Alton Nolen: A jihadist beheading in Oklahoma?
An Oklahoma man accused of beheaded his co-worker with a knife on Thursday is to be charged with murder. But it's still unclear whether the alleged attack was carried out in a wild fury, as a response to being fired, or whether it was an act of jihad.
On the highway outside the Vaughan Foods processing plant in the suburban town of Moore, on the edge of Oklahoma City, a small memorial of yellow flowers and American flags has appeared.
It marks the violence that took place here last week, when police say Alton Nolen took his work knife and used it to behead one woman and seriously injure another.
What first appeared to be a horrific example of an angry employee "going postal" took an unexpected turn when police said Nolen had been trying to convert his workmates to Islam in the weeks before the crime.
"We have a lot of problems with tornadoes, but we don't tend to have problems like this," says Phil Harris, a massage therapist, expressing the shock felt throughout Moore's 55,000-strong population.
As more details have emerged about Nolen, a former criminal who had served time for assaulting a police officer, it has become clear that he had been seduced by militant ideology.
His Facebook page shows he changed his name to Jah'Keem Yisrael and his cover photo shows Islamic fighters brandishing weapons.
Nolen's posts include pictures of himself in Islamic dress, quotes from religious texts and a vague reference to a "day of judgement" or end-of-the-world event.
This prompted Moore police to call in the FBI to investigate a possible jihadist dimension to the crime.
"We not only had no idea who this person was, we have not have any indication that we have any type of activity like this whatsoever in our city," says Moore police information officer, Sergeant Jeremy Lewis.
"How premeditated it was, that's what's under investigation."
Rumours and unconfirmed accounts of Thursday's events have also started to emerge.
One rural Oklahoma newspaper has reported that Nolen was fired after he got into an argument about the need to stone women if they violated Islamic law.
Another unconfirmed eye-witness report has claimed Nolen was shouting Islamic verses as he beheaded his victim.
One fact is clear.
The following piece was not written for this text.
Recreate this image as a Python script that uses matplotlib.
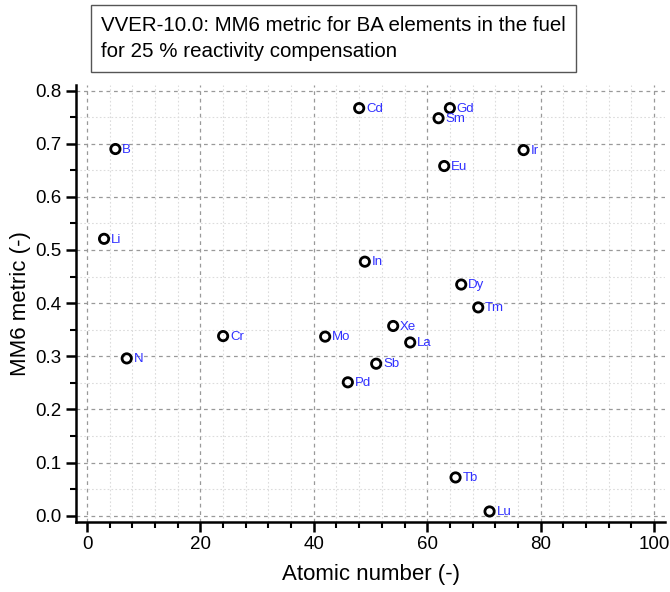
import numpy as np
import matplotlib.pyplot as plt
from matplotlib.ticker import MultipleLocator

plt.rcParams['font.family'] = ['Liberation Sans', 'DejaVu Sans']

# Data: element symbols, atomic numbers and MM6 metric values
elements = ['Li', 'B', 'N', 'Cr', 'Mo', 'Pd', 'Cd', 'In', 'Sb', 'Xe',
            'La', 'Sm', 'Eu', 'Gd', 'Tb', 'Dy', 'Tm', 'Lu', 'Ir']
atomic_number = [3, 5, 7, 24, 42, 46, 48, 49, 51, 54,
                 57, 62, 63, 64, 65, 66, 69, 71, 77]
mm6 = [0.521, 0.690, 0.296, 0.338, 0.337, 0.251, 0.767, 0.478, 0.286, 0.357,
       0.326, 0.748, 0.658, 0.767, 0.072, 0.435, 0.392, 0.008, 0.688]

fig = plt.figure(figsize=(6.7, 5.92), dpi=100)
ax = fig.add_axes([0.113, 0.119, 0.88, 0.737])

ax.scatter(atomic_number, mm6, s=45, facecolors='none', edgecolors='black',
           linewidths=2, zorder=3)

for name, x, y in zip(elements, atomic_number, mm6):
    ax.annotate(name, (x, y), xytext=(5, -0.5), textcoords='offset points',
                ha='left', va='center', color='#3030ff', fontsize=9.5)

ax.set_xlim(-2, 102)
ax.set_ylim(-0.011, 0.81)

ax.xaxis.set_major_locator(MultipleLocator(20))
ax.xaxis.set_minor_locator(MultipleLocator(4))
ax.xaxis.set_major_formatter(plt.FormatStrFormatter('%d'))
ax.yaxis.set_major_locator(MultipleLocator(0.1))
ax.yaxis.set_minor_locator(MultipleLocator(0.05))
ax.yaxis.set_major_formatter(plt.FormatStrFormatter('%.1f'))

# Grid
ax.grid(which='major', color='#999999', linestyle=(0, (3, 3)), linewidth=0.9)
ax.grid(which='minor', color='#dcdcdc', linestyle=(0, (1.5, 2)), linewidth=0.8)
ax.set_axisbelow(True)

# Spines and ticks
for spine in ['top', 'right']:
    ax.spines[spine].set_visible(False)
for spine in ['left', 'bottom']:
    ax.spines[spine].set_linewidth(1.8)
ax.tick_params(which='major', direction='out', length=7, width=1.8, labelsize=13.5)
ax.tick_params(which='minor', direction='out', length=4, width=1.5)

ax.set_xlabel('Atomic number (-)', fontsize=16, labelpad=8)
ax.set_ylabel('MM6 metric (-)', fontsize=16, labelpad=3)

fig.text(0.151, 0.935,
         'VVER-10.0: MM6 metric for BA elements in the fuel\nfor 25 % reactivity compensation',
         ha='left', va='center', fontsize=14.8, linespacing=1.5,
         bbox=dict(boxstyle='square,pad=0.5', facecolor='white',
                   edgecolor='#555555', linewidth=1))

fig.savefig('out.png', dpi=100)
Nolen did visit the main mosque in Oklahoma City.
A picture on his Facebook page shows him standing inside the front entrance flanked by two men and holding up his index finger in a gesture that has become associated with Islamic State militants.
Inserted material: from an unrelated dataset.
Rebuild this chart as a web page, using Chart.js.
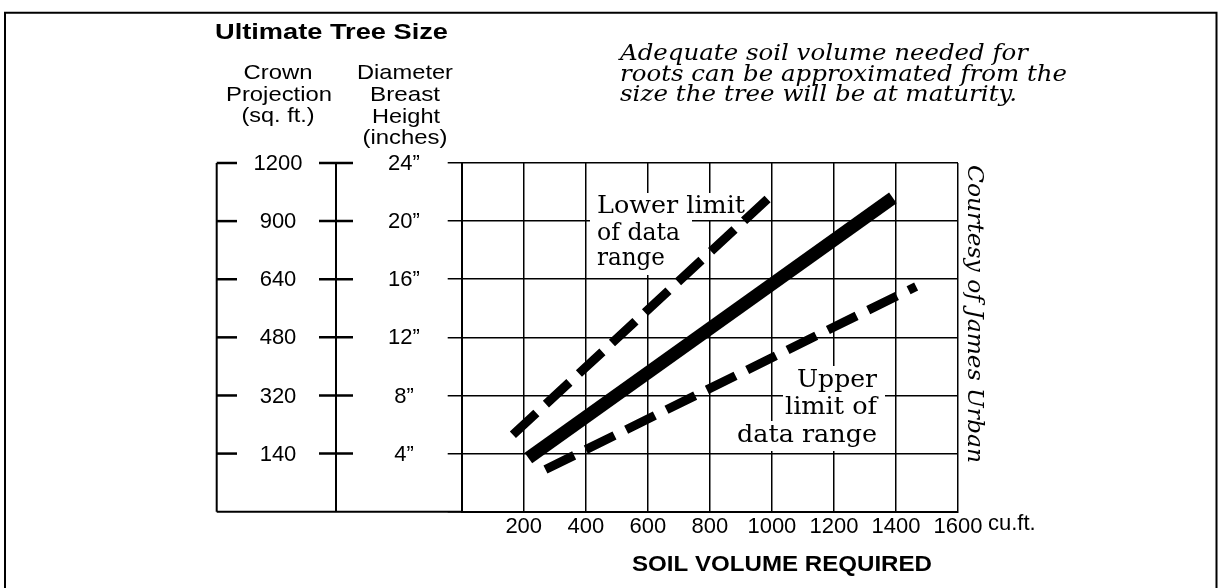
<!DOCTYPE html>
<html>
<head>
<meta charset="utf-8">
<title>Soil volume required</title>
<script src="https://cdn.jsdelivr.net/npm/chart.js@4/dist/chart.umd.min.js"></script>
<style>
  html, body { margin: 0; padding: 0; background: #fff; }
  canvas { display: block; }
</style>
</head>
<body>
<canvas id="myChart" width="1221" height="588"></canvas>
<script>
// x: soil volume (cu.ft.), y: diameter breast height (inches)
const volumeTicks = [200, 400, 600, 800, 1000, 1200, 1400, 1600];
const dbhTicks = [4, 8, 12, 16, 20, 24];
const crownLabels = ["140", "320", "480", "640", "900", "1200"];

// lines
const averageLine = [{ x: 215, y: 3.7 }, { x: 1390, y: 21.6 }];
const lowerLimit = [{ x: 165, y: 5.3 }, { x: 995, y: 21.7 }];
const upperLimit = [{ x: 270, y: 2.9 }, { x: 1465, y: 15.5 }];

const SANS = "'Liberation Sans', Arial, sans-serif";
const SERIF = "'DejaVu Serif', serif";

const ctx = document.getElementById("myChart");

// stretch or squeeze a text to a given width
function fitText(c, text, x, y, w, align) {
  const s = w / c.measureText(text).width;
  c.save();
  c.translate(x, y);
  c.scale(s, 1);
  c.textAlign = align || "left";
  c.fillText(text, 0, 0);
  c.restore();
}

function line(c, x1, y1, x2, y2) {
  c.beginPath();
  c.moveTo(x1, y1);
  c.lineTo(x2, y2);
  c.stroke();
}

const extras = {
  id: "extras",
  beforeDatasetsDraw(chart) {
    const c = chart.ctx;
    c.save();
    // white patches behind the line labels
    c.fillStyle = "#fff";
    c.fillRect(590, 193, 160, 27);
    c.fillRect(590, 219, 102, 27);
    c.fillRect(590, 245, 82, 30);
    c.fillRect(793, 366, 92, 28);
    c.fillRect(783, 393, 102, 28);
    c.fillRect(735, 421, 148, 30);

    c.fillStyle = "#000";
    c.textBaseline = "alphabetic";
    c.font = "24px " + SERIF;
    fitText(c, "Lower limit", 597, 213, 148);
    fitText(c, "of data", 597, 240, 83);
    fitText(c, "range", 597, 265, 68);
    fitText(c, "Upper", 877, 387, 80, "right");
    fitText(c, "limit of", 877, 414, 92, "right");
    fitText(c, "data range", 877, 442, 140, "right");
    c.restore();
  },
  afterDraw(chart) {
    const c = chart.ctx;
    const a = chart.chartArea;
    const yS = chart.scales.y;
    const xS = chart.scales.x;
    const top = yS.getPixelForValue(24);
    const bot = yS.getPixelForValue(0);
    c.save();
    c.strokeStyle = "#000";
    c.fillStyle = "#000";

    // outer frame
    c.lineWidth = 2;
    c.beginPath();
    c.moveTo(5, 600);
    c.lineTo(5, 12.7);
    c.lineTo(1216.5, 12.7);
    c.lineTo(1216.5, 600);
    c.stroke();

    // two left axes: crown projection and DBH
    line(c, 216.7, top, 216.7, bot);
    line(c, 336, top, 336, bot);
    line(c, 216.7, bot, a.left, bot);
    c.font = "22px " + SANS;
    c.textAlign = "center";
    c.textBaseline = "middle";
    dbhTicks.forEach((v, i) => {
      const py = yS.getPixelForValue(v);
      c.lineWidth = 2.5;
      line(c, 216.7, py, 237, py);
      line(c, 319, py, 353, py);
      c.fillText(crownLabels[i], 278, py + 1);
      c.fillText(v + "\u201D", 404, py + 1);
    });

    // headers
    c.textBaseline = "alphabetic";
    c.font = "bold 22px " + SANS;
    fitText(c, "Ultimate Tree Size", 215, 39, 233);
    c.font = "21px " + SANS;
    fitText(c, "Crown", 278, 79, 69, "center");
    fitText(c, "Projection", 279, 100.5, 106, "center");
    fitText(c, "(sq. ft.)", 278, 122, 73, "center");
    fitText(c, "Diameter", 405, 79, 96, "center");
    fitText(c, "Breast", 405, 101, 70, "center");
    fitText(c, "Height", 406, 122.5, 68, "center");
    fitText(c, "(inches)", 405, 144, 85, "center");

    // unit after the last x label, and axis title
    c.font = "22px " + SANS;
    c.textAlign = "left";
    c.fillText("cu.ft.", xS.getPixelForValue(1600) + 30, 530);
    c.font = "bold 22px " + SANS;
    fitText(c, "SOIL VOLUME REQUIRED", 782, 571, 300, "center");

    // italic note
    c.font = "italic 22px " + SERIF;
    fitText(c, "Adequate soil volume needed for", 620, 60, 408);
    fitText(c, "roots can be approximated from the", 620, 80.5, 447);
    fitText(c, "size the tree will be at maturity.", 620, 101, 397);

    // credit, rotated
    c.save();
    c.translate(968, 165);
    c.rotate(Math.PI / 2);
    c.font = "italic 22px " + SERIF;
    fitText(c, "Courtesy of James Urban", 0, 0, 298);
    c.restore();

    c.restore();
  }
};

const data = {
  datasets: [
    {
      label: "Average",
      data: averageLine,
      borderColor: "#000",
      borderWidth: 13,
      borderCapStyle: "butt",
      pointRadius: 0,
    },
    {
      label: "Lower limit of data range",
      data: lowerLimit,
      borderColor: "#000",
      borderWidth: 9,
      borderDash: [32, 13],
      borderCapStyle: "butt",
      pointRadius: 0,
    },
    {
      label: "Upper limit of data range",
      data: upperLimit,
      borderColor: "#000",
      borderWidth: 9,
      borderDash: [32, 13],
      borderCapStyle: "butt",
      pointRadius: 0,
    },
  ],
};

const config = {
  type: "line",
  data: data,
  options: {
    responsive: false,
    animation: false,
    layout: { padding: { left: 447.7, top: 163, right: 263, bottom: 0 } },
    plugins: {
      legend: { display: false },
      tooltip: { enabled: false },
    },
    scales: {
      x: {
        type: "linear",
        min: 0,
        max: 1600,
        afterBuildTicks: (scale) => {
          scale.ticks = [0].concat(volumeTicks).map((v) => ({ value: v }));
        },
        afterFit: (scale) => {
          scale.height = 76.3;
        },
        ticks: {
          callback: (v) => (volumeTicks.includes(v) ? String(v) : ""),
          color: "#000",
          font: { family: SANS, size: 22 },
          padding: 2,
          maxRotation: 0,
          autoSkip: false,
        },
        grid: { color: "#000", lineWidth: 1.5, drawTicks: false },
        border: { color: "#000", width: 2 },
      },
      y: {
        type: "linear",
        min: 0,
        max: 24,
        afterBuildTicks: (scale) => {
          scale.ticks = [0].concat(dbhTicks).map((v) => ({ value: v }));
        },
        afterFit: (scale) => {
          scale.width = 14;
        },
        ticks: { display: false },
        grid: { color: "#000", lineWidth: 1.5, tickLength: 14 },
        border: { color: "#000", width: 2 },
      },
    },
  },
  plugins: [extras],
};

const myChart = new Chart(ctx, config);
</script>
</body>
</html>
But worshippers inside the affluent and well-attended mosque are quick to distance themselves from the photographs.
"I remember him being here and I remember him asking for the photo to be taken," says one man, who does not want to be identified.
"I know the men standing on either side of him. But they didn't know Nolen. They thought it was strange he asked for a photo." He says the mosque often attracts men who have converted to Islam in jail, as Nolen appears to have done, but do not fully understand what the religion means.
The mosque's imam, Imad Enchassi, also plays down the relevance of Nolen's one-finger gesture.
"The one-finger gesture is made in prayers to bear witness to only one god," he says. "Throughout history in Europe, people have raised one finger to show they are Muslims. Malcolm X used it. It doesn't represent the Islamic State."
Nolen's crime has angered the city's mainly middle-class Islamic community, says Saad Mohammed, an African-American Muslim who is the chairman of the Oklahoma chapter of the Council on American Islamic Relations.
The state is home to immigrants from Pakistan and the Middle East who have come to work as doctors and engineers, or to study at university.
Mohammed said it was his duty to keep an eye on worshippers and he would be happy to give information to the police if he felt something was wrong.
"You have to be aware of people that come, whether you know them or not, to look out for new faces, to keep an eye out for people's conversation," he says.
"Nolen is just one of those guys who just got under the radar, who just slipped right under there and boom, he's front page news."
If Nolen was acting alone, he could be what Oklahoma University Middle East scholar, Joshua Landis, describes as a "psychotic copycat".
"Here we are with our intelligence spread out to get returning jihadis and yet the psychotic copycats are the real danger," he says.
The violent images posted on social media by Islamic militants could easily destabilise people who have no connection to Middle East, Landis says. The IS videos showing the beheading of American citizens James Foley and Steven Sotloff had a huge impact in the US.
"People who clearly feel paranoid or have delusions of grandeur may want to participate in some greater drama," suggests Landis.
Whatever the FBI investigation discovers about Nolen's motives, it may be hard to undo the distrust now felt by Oklahoma's majority Christian population against Muslims.
It is a distrust that was already brewing after recently reported comments by state senator John Bennett, describing Islam as "a cancer" - though Bennett has since distanced himself from the word.
"I think this heightens what people already think about Islam," says Jacob, who lives close to Vaughan Foods, and only wanted to give his first name. "It's geared towards violence."
Muslim leaders say they have already received hate mail and threatening phone calls.
"I have two daughters and a niece and nephews and when this happened, I asked them to keep a low profile," says local restaurant owner Yousef Elyassin.
"You never know about crazy reactions."